The Herschel telescope will also look for water. Water is needed for life, but it is also important in the formation of stars and planets. Dwarf planets like Pluto are mostly composed of frozen water.

“This water molecule is very abundant in star forming regions,” Benz explained. “Water acts as a kind of glue when these cosmic dust grains stick together, so we think water is worth studying even before life appears.”

Huge European project

Herschel and Planck – which will study what happened after the Big Bang – were produced as part of a joint Esa programme and have taken more than ten years to develop.

They are the most expensive equipment ever launched by Europe, at a total estimated cost of €1.9 billion (SFr2.9 billion).

The experiments are expected to take up to four years to complete, but data analysis could take much longer.

Benz himself attended the launch – his first ever. The professor has been fascinated by the cosmos since he was a boy, making rockets in his garden. For him, space really is the “final frontier”.

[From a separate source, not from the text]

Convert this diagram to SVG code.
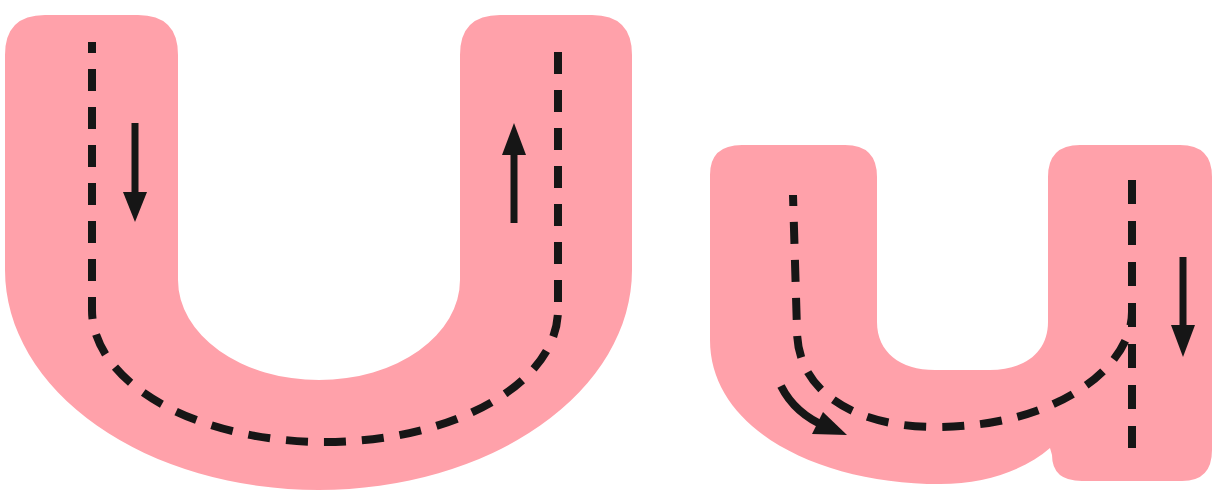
<svg xmlns="http://www.w3.org/2000/svg" width="1213" height="492" viewBox="0 0 1213 492">
  <style>
    .letter { fill: #FFA1AA; stroke: none; }
    .trace { fill: none; stroke: #161616; stroke-width: 8; stroke-dasharray: 22 16; stroke-dashoffset: 11; }
    .shaft { fill: none; stroke: #161616; stroke-width: 7; }
    .head { fill: #161616; }
  </style>
  <rect width="1213" height="492" fill="#ffffff"/>
  <g id="big-u">
    <path class="letter" d="M 5,55 Q 5,15 45,15 L 138,15 Q 178,15 178,55 L 178,280 A 141 100 0 0 0 460,280 L 460,55 Q 460,15 500,15 L 592,15 Q 632,15 632,55 L 632,270 A 313.5 220 0 0 1 5,270 Z"/>
  </g>
  <g id="small-u">
    <path class="letter" d="M 710,175 Q 710,145 742,145 L 845,145 Q 877,145 877,177 L 877,322 C 877,352 900,370 935,370 L 990,370 C 1025,370 1048,352 1048,322 L 1048,177 Q 1048,145 1080,145 L 1180,145 Q 1212,145 1212,177 L 1212,450 Q 1212,481 1182,481 L 1082,481 Q 1052,481 1052,455 L 1050,448 C 1025,470 985,484 940,484 C 820,484 710,430 710,340 Z"/>
  </g>
  <g id="connectors">
    <path class="trace" d="M 92,42 L 92,310 A 233 132 0 0 0 558,310"/>
    <path class="trace" d="M 558,310 L 558,42" style="stroke-dasharray:22 16;stroke-dashoffset:30"/>
    <line class="shaft" x1="135" y1="123" x2="135" y2="195"/>
    <polygon class="head" points="123,192 147,192 135,222"/>
    <line class="shaft" x1="514" y1="152" x2="514" y2="223"/>
    <polygon class="head" points="502,155 526,155 514,123"/>

    <path class="trace" d="M 793,195 L 797,330 C 797,395 860,427 935,427 C 1060,427 1132,365 1132,312"/>
    <path class="trace" d="M 1132,180 L 1132,448" style="stroke-dasharray:24 17;stroke-dashoffset:0"/>
    <path class="shaft" d="M 781,386 Q 795,414 827,427" style="stroke-width:8"/>
    <polygon class="head" points="812,434 823,412 847,435"/>
    <line class="shaft" x1="1183" y1="257" x2="1183" y2="328"/>
    <polygon class="head" points="1171,325 1195,325 1183,357"/>
  </g>
</svg>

“That’s the way it works in astronomy. You’re not trying to do something a little better than before, but it’s always something entirely new or at least an order of magnitude better than before,” he explained.

“This is what pushes astronomy ahead so rapidly and why we have exciting new discoveries.”

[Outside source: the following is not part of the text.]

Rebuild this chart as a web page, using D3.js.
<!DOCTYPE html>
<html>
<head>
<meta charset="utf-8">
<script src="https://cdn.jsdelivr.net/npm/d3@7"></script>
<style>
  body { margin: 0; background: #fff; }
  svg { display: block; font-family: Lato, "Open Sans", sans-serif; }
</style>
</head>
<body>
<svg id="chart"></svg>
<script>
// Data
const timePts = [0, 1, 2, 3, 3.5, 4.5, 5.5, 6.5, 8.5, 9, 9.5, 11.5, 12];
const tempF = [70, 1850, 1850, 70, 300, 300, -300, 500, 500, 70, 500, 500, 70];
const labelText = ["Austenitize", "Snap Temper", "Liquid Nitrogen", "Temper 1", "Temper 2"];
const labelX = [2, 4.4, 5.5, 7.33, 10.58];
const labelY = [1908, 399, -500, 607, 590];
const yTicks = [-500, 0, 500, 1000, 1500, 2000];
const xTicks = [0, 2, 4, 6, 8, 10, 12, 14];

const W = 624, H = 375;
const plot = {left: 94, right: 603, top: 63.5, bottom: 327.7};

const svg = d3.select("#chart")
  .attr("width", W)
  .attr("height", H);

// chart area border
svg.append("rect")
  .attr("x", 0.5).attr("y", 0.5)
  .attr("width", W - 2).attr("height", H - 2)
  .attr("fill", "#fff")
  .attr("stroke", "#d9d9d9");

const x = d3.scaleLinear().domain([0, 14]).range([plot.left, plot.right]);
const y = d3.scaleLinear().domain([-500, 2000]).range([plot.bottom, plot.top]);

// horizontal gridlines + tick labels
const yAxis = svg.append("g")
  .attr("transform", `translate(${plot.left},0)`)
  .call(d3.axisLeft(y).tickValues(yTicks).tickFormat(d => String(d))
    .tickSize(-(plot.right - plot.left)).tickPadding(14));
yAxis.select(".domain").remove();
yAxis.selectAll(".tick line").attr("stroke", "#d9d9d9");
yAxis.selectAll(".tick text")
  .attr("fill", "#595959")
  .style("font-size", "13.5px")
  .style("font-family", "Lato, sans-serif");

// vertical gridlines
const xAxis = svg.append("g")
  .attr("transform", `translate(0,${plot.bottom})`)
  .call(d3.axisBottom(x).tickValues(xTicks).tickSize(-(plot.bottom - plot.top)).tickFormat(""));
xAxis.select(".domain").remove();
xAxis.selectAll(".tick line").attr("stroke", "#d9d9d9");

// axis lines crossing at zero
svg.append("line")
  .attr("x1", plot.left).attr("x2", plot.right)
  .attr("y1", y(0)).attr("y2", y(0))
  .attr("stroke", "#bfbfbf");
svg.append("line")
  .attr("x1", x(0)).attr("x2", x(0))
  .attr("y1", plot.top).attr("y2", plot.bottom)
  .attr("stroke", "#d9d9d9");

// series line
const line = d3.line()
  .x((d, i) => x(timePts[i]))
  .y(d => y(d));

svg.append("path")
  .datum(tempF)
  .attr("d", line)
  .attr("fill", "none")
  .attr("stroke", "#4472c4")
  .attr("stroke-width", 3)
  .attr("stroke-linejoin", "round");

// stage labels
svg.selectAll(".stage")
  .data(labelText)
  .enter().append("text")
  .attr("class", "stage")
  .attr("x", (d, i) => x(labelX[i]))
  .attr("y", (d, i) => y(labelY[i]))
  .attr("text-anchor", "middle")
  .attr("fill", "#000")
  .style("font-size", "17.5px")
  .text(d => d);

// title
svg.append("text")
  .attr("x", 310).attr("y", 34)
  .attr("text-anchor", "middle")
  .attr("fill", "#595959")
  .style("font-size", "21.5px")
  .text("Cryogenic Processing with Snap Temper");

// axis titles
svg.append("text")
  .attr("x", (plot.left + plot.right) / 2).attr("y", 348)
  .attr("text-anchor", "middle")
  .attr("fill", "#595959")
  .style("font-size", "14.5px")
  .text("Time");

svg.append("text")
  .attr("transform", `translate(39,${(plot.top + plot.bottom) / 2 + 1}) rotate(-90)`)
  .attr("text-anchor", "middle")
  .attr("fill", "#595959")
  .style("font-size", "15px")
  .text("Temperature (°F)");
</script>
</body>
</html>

Isobel Leybold-Johnson in Zurich, swissinfo.ch

The Planck experiment will research an even more elemental question than the Herschel. It will explore the cosmic background radiation that arose around 370,000 years after the Big Bang.

Swiss aerospace company Oerlikon was a leading contributor in the development and construction of the telescope. Planck’s telescope structure originated in Zurich.

Planck’s detectors are very sensitive and have to be kept at cold temperatures – close to absolute zero (Herschel also has to be cooled). Oerlikon has built special supports and protective shields which should help keep the Planck cool.

The dual launch will also be the first occasion on which the new horizontal separation system HSS-3 in the Ariane payload fairing, developed by Oerlikon, will be used.

The mission is named after the German physicist Max Planck, whose work on the behaviour of radiation won the Nobel Prize in 1918. Herschel comes from the German-British astronomer Frederick William Herschel who discovered infrared in 1800.

The Swiss Herschel contribution is a joint project of the Institute for Astronomy and the Microwave Electronics Laboratory at the Swiss Federal Institute of Technology in Zurich.

Also involved were the University of Applied Sciences in Northwestern Switzerland (software development), as well as Oerlikon Space, Ruag Aerospace and Baumer Electric.

Money is contributed to the Esa, but most of it comes back to Switzerland. Some funds are set apart for instrumentation and are divided 50:50 between universities and industry. Universities develop the prototypes and industry produces and tests the hardware.

Switzerland is contributing €94.4 million (SFr142.7 million) to Esa’s 2009 budget (3.35% of the total).